Why Imbalance Breaks Standard Training
A model trained with cross-entropy loss on an imbalanced dataset will maximize accuracy by predicting the majority class. With 99% negatives, predicting always-negative gives 99% accuracy — but 0% recall on positives.
Strategies to Handle Imbalance
1. Use the Right Metric
First and most important: stop using accuracy. Use:
| Metric | Good when |
|---|---|
| F1-Score (macro/weighted) | Binary or multiclass, want balance |
| Precision-Recall AUC | When positives are rare and important |
| ROC-AUC | When you need threshold-agnostic evaluation |
| Matthews Correlation Coefficient (MCC) | Binary classification, very imbalanced |
| G-Mean | Geometric mean of recall per class |
2. Class Weights
Tell the loss function to penalize errors on the minority class more:
from sklearn.linear_model import LogisticRegression
from sklearn.utils.class_weight import compute_class_weight
import numpy as np
# Automatic class weight computation
weights = compute_class_weight('balanced', classes=np.unique(y_train), y=y_train)
class_weight = dict(zip(np.unique(y_train), weights))
# For sklearn models
model = LogisticRegression(class_weight='balanced')
# For PyTorch
import torch
pos_weight = torch.tensor([neg_count / pos_count])
criterion = torch.nn.BCEWithLogitsLoss(pos_weight=pos_weight)
3. Oversampling — SMOTE
SMOTE (Synthetic Minority Over-sampling Technique) generates synthetic minority samples by interpolating between existing ones:
from imblearn.over_sampling import SMOTE
smote = SMOTE(sampling_strategy='auto', k_neighbors=5, random_state=42)
X_resampled, y_resampled = smote.fit_resample(X_train, y_train)
print(f"Before: {dict(zip(*np.unique(y_train, return_counts=True)))}")
print(f"After: {dict(zip(*np.unique(y_resampled, return_counts=True)))}")
Apply SMOTE only on training data
Never resample the validation or test set. This would give an unrealistic class distribution not representative of production.
4. Undersampling
Remove majority class samples. Simpler than SMOTE but loses information:
from imblearn.under_sampling import RandomUnderSampler, TomekLinks
# Random undersampling
rus = RandomUnderSampler(sampling_strategy=0.5) # minority:majority = 1:2
X_res, y_res = rus.fit_resample(X_train, y_train)

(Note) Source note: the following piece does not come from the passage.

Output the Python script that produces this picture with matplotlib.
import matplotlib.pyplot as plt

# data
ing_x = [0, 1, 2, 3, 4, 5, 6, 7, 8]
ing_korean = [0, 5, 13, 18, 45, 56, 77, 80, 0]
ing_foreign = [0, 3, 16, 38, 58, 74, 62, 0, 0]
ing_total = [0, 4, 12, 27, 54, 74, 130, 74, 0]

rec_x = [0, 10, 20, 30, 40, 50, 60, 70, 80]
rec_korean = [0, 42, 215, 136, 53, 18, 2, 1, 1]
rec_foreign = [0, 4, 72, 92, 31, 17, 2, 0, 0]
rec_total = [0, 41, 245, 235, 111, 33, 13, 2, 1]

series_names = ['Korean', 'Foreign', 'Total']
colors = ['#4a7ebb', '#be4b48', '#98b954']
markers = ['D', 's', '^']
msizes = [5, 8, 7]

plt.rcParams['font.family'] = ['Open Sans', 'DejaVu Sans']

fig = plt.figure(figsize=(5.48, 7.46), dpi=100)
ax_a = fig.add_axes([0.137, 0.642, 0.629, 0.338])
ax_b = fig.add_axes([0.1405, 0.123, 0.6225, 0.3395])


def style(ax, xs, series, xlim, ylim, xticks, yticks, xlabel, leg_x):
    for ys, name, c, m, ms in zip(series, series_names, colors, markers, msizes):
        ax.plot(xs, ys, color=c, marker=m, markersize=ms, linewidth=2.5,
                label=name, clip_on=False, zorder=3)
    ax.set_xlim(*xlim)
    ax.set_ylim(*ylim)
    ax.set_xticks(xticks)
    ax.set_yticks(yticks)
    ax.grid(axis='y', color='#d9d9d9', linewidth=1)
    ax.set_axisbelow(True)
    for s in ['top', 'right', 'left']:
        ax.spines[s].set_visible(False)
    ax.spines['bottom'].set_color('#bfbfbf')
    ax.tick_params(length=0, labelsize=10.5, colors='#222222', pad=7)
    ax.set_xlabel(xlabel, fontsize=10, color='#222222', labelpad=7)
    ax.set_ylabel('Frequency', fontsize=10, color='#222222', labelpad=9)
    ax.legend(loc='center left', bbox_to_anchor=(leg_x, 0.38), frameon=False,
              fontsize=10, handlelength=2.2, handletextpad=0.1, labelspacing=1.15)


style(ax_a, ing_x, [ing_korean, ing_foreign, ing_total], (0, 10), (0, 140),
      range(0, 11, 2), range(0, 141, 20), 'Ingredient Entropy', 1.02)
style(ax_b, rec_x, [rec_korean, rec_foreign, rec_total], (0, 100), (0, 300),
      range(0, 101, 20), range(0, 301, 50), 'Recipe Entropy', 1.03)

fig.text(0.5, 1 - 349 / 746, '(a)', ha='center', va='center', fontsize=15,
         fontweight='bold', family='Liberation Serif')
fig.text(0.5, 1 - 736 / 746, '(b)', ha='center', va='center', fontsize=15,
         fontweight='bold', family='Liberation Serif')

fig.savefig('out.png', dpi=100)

# Tomek Links: remove majority samples near the boundary
tl = TomekLinks()
X_res, y_res = tl.fit_resample(X_train, y_train)
5. Threshold Tuning
Standard classifiers output probabilities. The default threshold (0.5) may not be optimal for imbalanced data. Tune it on the validation set:
from sklearn.metrics import precision_recall_curve
import numpy as np
probs = model.predict_proba(X_val)[:, 1]
precisions, recalls, thresholds = precision_recall_curve(y_val, probs)
# Find threshold maximizing F1
f1_scores = 2 * precisions * recalls / (precisions + recalls + 1e-8)

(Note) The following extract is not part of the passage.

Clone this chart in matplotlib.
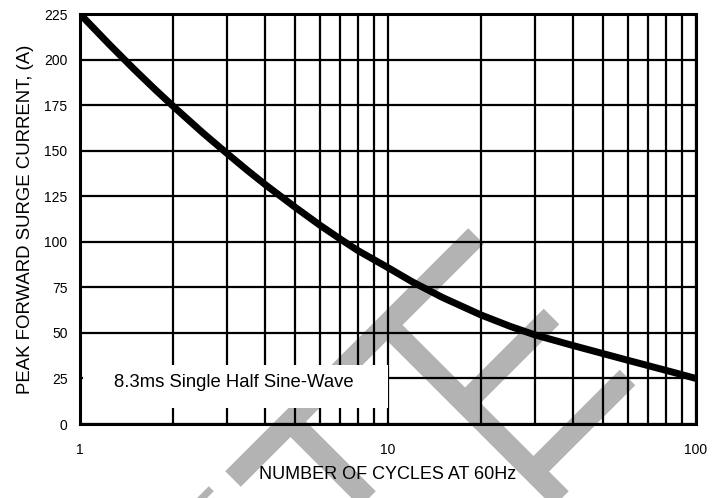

best_thresh = thresholds[np.argmax(f1_scores)]
y_pred = (probs >= best_thresh).astype(int)
Strategy Decision Guide
flowchart TD
A[Imbalanced dataset] --> B{Imbalance ratio?}
B -->|"< 1:10"| C[Class weights\noften sufficient]
B -->|"1:10 to 1:100"| D{Enough minority samples?}
B -->|"> 1:100"| E[Combine: SMOTE\n+ class weights\n+ threshold tuning]
D -->|"> 500 samples| F[SMOTE or\ncombined approach]
D -->|"< 500 samples"| G[Class weights\n+ data collection]
C --> H[Evaluate with\nPR-AUC / F1]
F --> H
E --> H
G --> H Imbalance in Deep Learning
For neural networks with large datasets, class weights are usually the most practical and effective solution. SMOTE on millions of samples is slow and the synthetic samples may not match the learned feature distribution well.
Additional techniques specific to deep learning:
| Technique | Idea |
|---|---|
| Focal Loss | Down-weights easy examples (well-classified majority), focuses on hard minority |
| Label Smoothing | Prevents over-confident predictions on majority class |
| Balanced Batch Sampling | Ensure each batch contains equal minority/majority samples |
| Mixup | Interpolate between samples of different classes |
# Focal Loss (binary)
class FocalLoss(torch.nn.Module):
def __init__(self, gamma=2.0, alpha=0.25):
super().__init__()
self.gamma, self.alpha = gamma, alpha
def forward(self, pred, target):
bce = torch.nn.functional.binary_cross_entropy_with_logits(pred, target, reduction='none')
pt = torch.exp(-bce)
return (self.alpha * (1 - pt)**self.gamma * bce).mean()